What it plans to do is:

  1. Simplify the alignment process by splitting up the existing functionality of nmerge into a series of plugins. The only tasks that the core nmerge program will perform will be to load and save MVD files, and to manage the plugins, of course.
  2. Rewrite the entire program from scratch in the C language. This should overcome memory problems with Java by dynamically allocating memory only as needed, instead of wastefully at present. Also C gives the program great longevity and portability as well as speed. Also provide language wrappers so it can be called natively in PHP (as an extension) and Java (via JNI).
  3. Use multi-threading to improve performance. Individual sub-alignments and building of suffix trees can carry on simultaneously.
  4. Transpositions can be computed using a technique that exploits adjacency of short transposed sections. In this way even transpositions containing minor revisions can be detected.
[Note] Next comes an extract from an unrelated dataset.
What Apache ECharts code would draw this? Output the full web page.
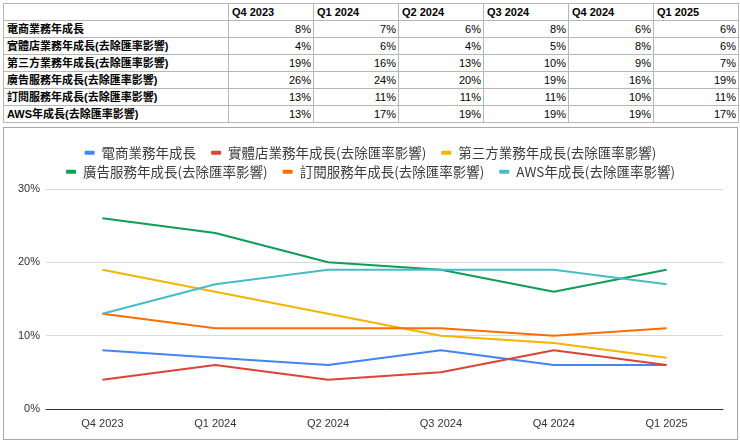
<!DOCTYPE html>
<html>
<head>
<meta charset="utf-8">
<script src="https://cdn.jsdelivr.net/npm/echarts@6/dist/echarts.min.js"></script>
<style>
  html, body { margin: 0; padding: 0; background: #fff; width: 740px; height: 441px; overflow: hidden; }
  #tbl { position: absolute; left: 3px; top: 3px; border-collapse: collapse; table-layout: fixed;
         font-family: "Liberation Sans", Arial, "Noto Sans CJK TC", sans-serif; font-size: 11px; color: #000; }
  #tbl td { border: 1px solid #b7b7b7; height: 16px; padding: 0 3px; white-space: nowrap; line-height: 15px; }
  #tbl td.h { font-weight: bold; text-align: left; }
  #tbl td.v { text-align: right; padding-right: 2px; }
  #chart { position: absolute; left: 3px; top: 127px; width: 733px; height: 311px; border: 1px solid #a8a8a8; }
</style>
</head>
<body>
<table id="tbl"></table>
<div id="chart"></div>
<script>
const categories = ["Q4 2023", "Q1 2024", "Q2 2024", "Q3 2024", "Q4 2024", "Q1 2025"];
const seriesNames = [
  "電商業務年成長",
  "實體店業務年成長(去除匯率影響)",
  "第三方業務年成長(去除匯率影響)",
  "廣告服務年成長(去除匯率影響)",
  "訂閱服務年成長(去除匯率影響)",
  "AWS年成長(去除匯率影響)"
];
const ecommerce = [8, 7, 6, 8, 6, 6];
const physicalStores = [4, 6, 4, 5, 8, 6];
const thirdParty = [19, 16, 13, 10, 9, 7];
const advertising = [26, 24, 20, 19, 16, 19];
const subscription = [13, 11, 11, 11, 10, 11];
const aws = [13, 17, 19, 19, 19, 17];
const yTicks = [0, 10, 20, 30];

const allValues = [ecommerce, physicalStores, thirdParty, advertising, subscription, aws];
const colors = ["#4285F4", "#DB4437", "#F4B400", "#0F9D58", "#FF6D01", "#46BDC6"];

// table
const tbl = document.getElementById("tbl");
const colWidths = [225, 85, 85, 85, 85, 85, 85];
let cg = "<colgroup>" + colWidths.map(w => `<col style="width:${w}px">`).join("") + "</colgroup>";
let html = cg + "<tr><td class='h'></td>" + categories.map(c => `<td class='h'>${c}</td>`).join("") + "</tr>";
seriesNames.forEach((n, i) => {
  html += `<tr><td class='h'>${n}</td>` + allValues[i].map(v => `<td class='v'>${v}%</td>`).join("") + "</tr>";
});
tbl.innerHTML = html;

const chart = echarts.init(document.getElementById("chart"), null, { renderer: "canvas" });
const legendCommon = {
  icon: "roundRect", itemWidth: 10, itemHeight: 4, itemGap: 15,
  textStyle: { fontSize: 13.5, color: "#3c3c3c", fontFamily: "Noto Sans CJK TC, sans-serif", padding: [0, 0, 0, 2] },
  left: "center", orient: "horizontal"
};
chart.setOption({
  animation: false,
  color: colors,
  legend: [
    Object.assign({}, legendCommon, { top: 13, data: seriesNames.slice(0, 3) }),
    Object.assign({}, legendCommon, { top: 32, data: seriesNames.slice(3) })
  ],
  grid: { left: 42, right: 14, top: 61, bottom: 30, containLabel: false },
  xAxis: {
    type: "category", data: categories, boundaryGap: true,
    axisLine: { lineStyle: { color: "#333", width: 1 } },
    axisTick: { show: false },
    axisLabel: { color: "#333", fontSize: 11, margin: 9, fontFamily: "Liberation Sans, Arial, sans-serif" }
  },
  yAxis: {
    type: "value", min: yTicks[0], max: yTicks[yTicks.length - 1], interval: 10,
    axisLine: { show: false }, axisTick: { show: false },
    splitLine: { lineStyle: { color: "#d9d9d9" } },
    axisLabel: { formatter: "{value}%", color: "#333", fontSize: 11, margin: 6, fontFamily: "Liberation Sans, Arial, sans-serif" }
  },
  series: seriesNames.map((n, i) => ({
    name: n, type: "line", data: allValues[i], showSymbol: false, symbol: "none",
    lineStyle: { width: 2 }
  }))
});
</script>
</body>
</html>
This should improve alignment quality.
  5. Alignment will be by shuffling the fragments of the MVD, not by pasting in differences into a explicit variant graph. This should greatly improve the program's simplicity.
  6. Changing the MVD file format so that versions and groups are merged into version-IDs. This should make version specification simpler by using a hierarchical naming system based on paths like /folios/F1, or /C376/add0, rather than on tables of separate groups and versions.
  7. Change the default text encoding from UTF-8 to UTF-16. This will allow easy comparison between Chinese and other languages like Bengali, which split almost all characters across byte-boundaries.
  8. Provide a test-suite to verify every aspect of the program as it is being written and to insulate it from damage if any changes are made later.

I have already made a good start refactoring the tool into a series of plugins: 16 to be precise. There is even one for adding a version to an existing MVD. Since it is proceeding by plugins rather than a single monolithic block of code I anticipate early results in a few weeks at most. I have high hopes for this new tool, as it will lift MVDs into areas where it has not gone before, into general use.